Mixed-effect modelling is an effective method of analyzing data from subsamples (Pinheiro and Bates 2000). We performed repeated measures, mixed-effect model analysis of covariance using the statistical software package SAS version 9.2 (SAS Institute Inc., 2008) to test for effects of treatment and year on butterfly species richness, butterfly density, and nectar plant density (defined as the density of all nectar-producing plant species) after accounting for the influence of pre-treatment vegetation and landscape covariates. For these and other univariate analyses described in this paper, response variables were square-root transformed as needed to normalize the distribution of residuals (Crawley 2007). Values of pre-treatment vegetation covariates were obtained in 2006 at 12 pastures, and in 2007 at Jerome. Before performing analysis of covariance, we reviewed the grassland butterfly literature to select a list of potential variables to serve as covariates. Then, we tested for correlations among those covariates; when correlation coefficients were 0.70 or greater, the variable more likely to be associated with butterfly density (based on our literature review) was retained as a covariate whereas the other was excluded. Pre-treatment covariates entered in all analyses of covariance included: time since fire, proportion of native plant cover, plant species richness, forb cover, legume cover, vegetation height, litter cover, cover of bare ground, within-pasture edge density, and percent cover of the three land cover types between 0 and 300 m from each pasture’s perimeter. When analysis of covariance indicated a significant treatment effect, we used differences of least squares means as our multiple comparison procedure.

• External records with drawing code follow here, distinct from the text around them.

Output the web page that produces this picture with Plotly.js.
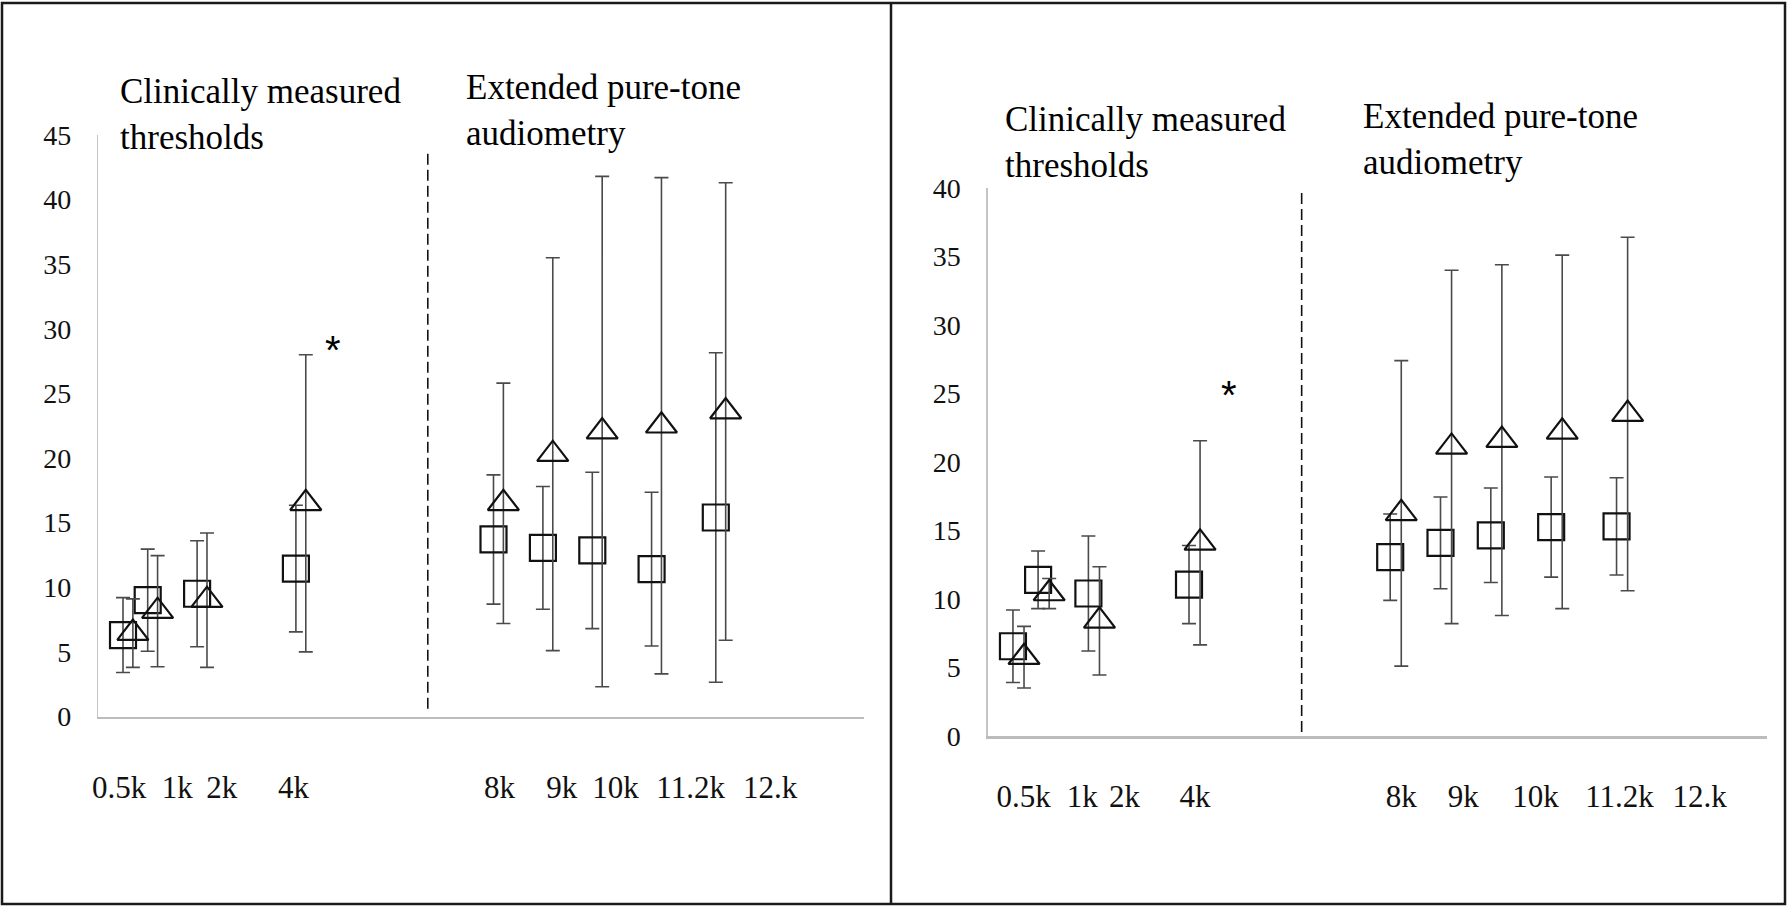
<!DOCTYPE html>
<html>
<head>
<meta charset="utf-8">
<script src="https://cdn.plot.ly/plotly-3.0.1.min.js"></script>
<style>
  html, body { margin: 0; padding: 0; background: #ffffff; }
  #chart { width: 1787px; height: 907px; }
</style>
</head>
<body>
<div id="chart"></div>
<script>
// ---------------- DATA ----------------
const freqsKHz = [0.5, 1, 2, 4, 8, 9, 10, 11.2, 12.5];
const freqLabels = ['0.5k', '1k', '2k', '4k', '8k', '9k', '10k', '11.2k', '12.k'];

// Left panel (y axis 0-45)
const leftSquareMean = [6.3, 9.0, 9.5, 11.45, 13.7, 13.05, 12.85, 11.4, 15.4];
const leftSquareSD   = [2.9, 3.95, 4.1, 4.9, 5.0, 4.75, 6.05, 5.95, 12.75];
const leftTriMean    = [6.45, 8.15, 9.0, 16.5, 16.5, 20.3, 22.05, 22.5, 23.6];
const leftTriSD      = [2.65, 4.3, 5.2, 11.5, 9.3, 15.2, 19.75, 19.2, 17.7];

// Right panel (y axis 0-40)
const rightSquareMean = [6.55, 11.4, 10.4, 11.05, 13.05, 14.1, 14.65, 15.25, 15.3];
const rightSquareSD   = [2.65, 2.1, 4.2, 2.85, 3.15, 3.35, 3.45, 3.65, 3.55];
const rightTriMean    = [5.75, 10.4, 8.4, 14.1, 16.25, 21.1, 21.6, 22.2, 23.5];
const rightTriSD      = [2.25, 1.1, 3.95, 7.45, 11.15, 12.9, 12.8, 12.9, 12.9];

const sectionTitles = ['Clinically measured<br>thresholds', 'Extended pure-tone<br>audiometry'];
const significanceMark = '*';

// ---------------- LAYOUT CONSTANTS ----------------
const W = 1787, H = 907;
const px = x => x / W;
const py = y => 1 - y / H;
const SERIF = "'Liberation Serif', 'Times New Roman', Times, serif";

// tick-label placement (in kHz units along each panel's axis), as in the typed label row
const leftLabelPos  = [0.42, 1.60, 2.50, 3.95, 8.12, 9.38, 10.47, 11.99, 13.60];
const rightLabelPos = [0.71, 1.88, 2.72, 4.12, 8.22, 9.45, 10.89, 12.56, 14.15];
const leftTriOffset = 0.2, rightTriOffset = 0.22;

const errColor = '#4a4a4a';
function seriesTrace(x, y, sd, symbol, xa, ya, offset, name) {
  return {
    type: 'scatter', mode: 'markers', name: name,
    x: x.map(v => v + offset), y: y,
    xaxis: xa, yaxis: ya,
    marker: { symbol: symbol, size: symbol.indexOf('triangle') === 0 ? 27 : 26,
              color: '#111111', line: { color: '#111111', width: 2.2 } },
    error_y: { type: 'data', array: sd, symmetric: true, visible: true,
               color: errColor, thickness: 1.6, width: 7 },
    showlegend: false, hoverinfo: 'x+y'
  };
}

const traces = [
  seriesTrace(freqsKHz, leftSquareMean, leftSquareSD, 'square-open', 'x', 'y', 0, 'Group 1'),
  seriesTrace(freqsKHz, leftTriMean, leftTriSD, 'triangle-up-open', 'x', 'y', leftTriOffset, 'Group 2'),
  seriesTrace(freqsKHz, rightSquareMean, rightSquareSD, 'square-open', 'x2', 'y2', 0, 'Group 1'),
  seriesTrace(freqsKHz, rightTriMean, rightTriSD, 'triangle-up-open', 'x2', 'y2', rightTriOffset, 'Group 2')
];

function xAxis(domain, labelPos, standoff) {
  return {
    domain: domain, range: [0, 15.5], fixedrange: true,
    showgrid: false, zeroline: false,
    showline: true, linecolor: '#bcbcbc', linewidth: 2.5,
    tickmode: 'array', tickvals: labelPos, ticktext: freqLabels,
    ticks: '', ticklabelstandoff: standoff,
    tickfont: { family: SERIF, size: 31, color: '#111111' }
  };
}
function yAxis(domain, max, anchor, standoff) {
  return {
    domain: domain, range: [0, max], fixedrange: true, anchor: anchor,
    dtick: 5, tick0: 0,
    showgrid: false, zeroline: false,
    showline: true, linecolor: '#c4c4c4', linewidth: 1.5,
    ticks: '', ticklabelstandoff: standoff,
    tickfont: { family: SERIF, size: 28, color: '#111111' }
  };
}

const textFont = { family: SERIF, size: 35, color: '#000000' };
function titleNote(text, xPix, yPix) {
  return { text: text, xref: 'paper', yref: 'paper', x: px(xPix), y: py(yPix),
           xanchor: 'left', yanchor: 'middle', align: 'left', showarrow: false, font: textFont };
}
function starNote(xPix, yPix) {
  return { text: significanceMark, xref: 'paper', yref: 'paper', x: px(xPix), y: py(yPix),
           xanchor: 'center', yanchor: 'middle', showarrow: false,
           font: { family: "'Liberation Sans', Arial, sans-serif", size: 40, color: '#000000' } };
}

const layout = {
  width: W, height: H,
  margin: { l: 0, r: 0, t: 0, b: 0, pad: 0 },
  paper_bgcolor: '#ffffff', plot_bgcolor: 'rgba(0,0,0,0)',
  showlegend: false,
  xaxis:  Object.assign(xAxis([px(98.3), px(98.3 + 15.5 * 49.4)], leftLabelPos, 42), { anchor: 'y' }),
  yaxis:  yAxis([1 - 716.5 / H, 1 - 135 / H], 45, 'x', 20),
  xaxis2: Object.assign(xAxis([px(987.8), px(987.8 + 15.5 * 50.3)], rightLabelPos, 31), { anchor: 'y2' }),
  yaxis2: yAxis([1 - 736 / H, 1 - 188 / H], 40, 'x2', 20),
  annotations: [
    titleNote(sectionTitles[0], 118, 114.5),
    titleNote(sectionTitles[1], 464, 110),
    titleNote(sectionTitles[0], 1003, 142),
    titleNote(sectionTitles[1], 1361, 139.5),
    starNote(333, 350),
    starNote(1229, 395)
  ],
  shapes: [
    // section dividers (dashed), in each panel's data coordinates
    { type: 'line', xref: 'x', yref: 'y', x0: 6.67, x1: 6.67, y0: 0.6, y1: 43.8,
      line: { color: '#111111', width: 1.6, dash: '11px,5px' } },
    { type: 'line', xref: 'x2', yref: 'y2', x0: 6.24, x1: 6.24, y0: 0.3, y1: 41.2,
      line: { color: '#111111', width: 1.6, dash: '11px,5px' } },
    // outer frame and panel divider
    { type: 'rect', xref: 'paper', yref: 'paper', x0: px(2), x1: px(1785), y0: py(904), y1: py(3),
      line: { color: '#1a1a1a', width: 2.5 }, fillcolor: 'rgba(0,0,0,0)' },
    { type: 'line', xref: 'paper', yref: 'paper', x0: px(891), x1: px(891), y0: py(904), y1: py(3),
      line: { color: '#1a1a1a', width: 2.5 } }
  ]
};

Plotly.newPlot('chart', traces, layout, { staticPlot: true, displayModeBar: false });
</script>
</body>
</html>
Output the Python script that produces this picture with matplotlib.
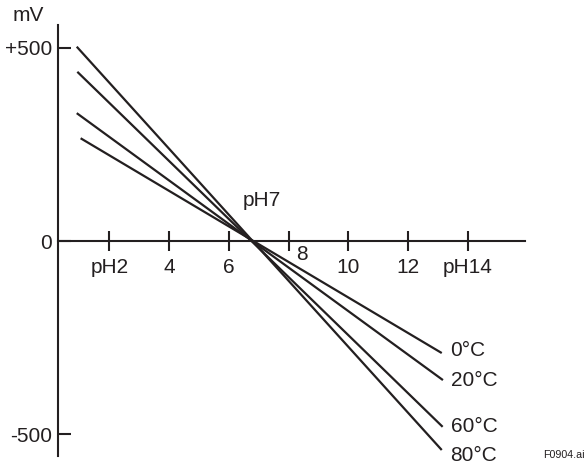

We sought to compare the associations of pre-treatment habitat variables and butterfly response variables with the associations of post-treatment habitat variables and butterfly response variables. To do this, we performed two mixed model multiple regressions for each response variable using the statistical software package SAS version 9.2 (SAS Institute Inc., 2008). The first tested for the effects of pre-treatment vegetation and landscape variables (the same variables used in the analysis of covariance described in the previous paragraph) on response variable data collected during 2008, the first year of post-treatment butterfly density data. The second tested for the effects of post-treatment vegetation variables on response variable data in 2008 and 2009. For both sets of tests, we used backward elimination as our model selection procedure, with α = 0.05 for retention of each independent variable in the model. This was done in conjunction with review of corrected values of Akaike information criterion (AICc). In most instances, backward elimination resulted in the regression model that was also AICc best, or within 2.0 of the AICc best model.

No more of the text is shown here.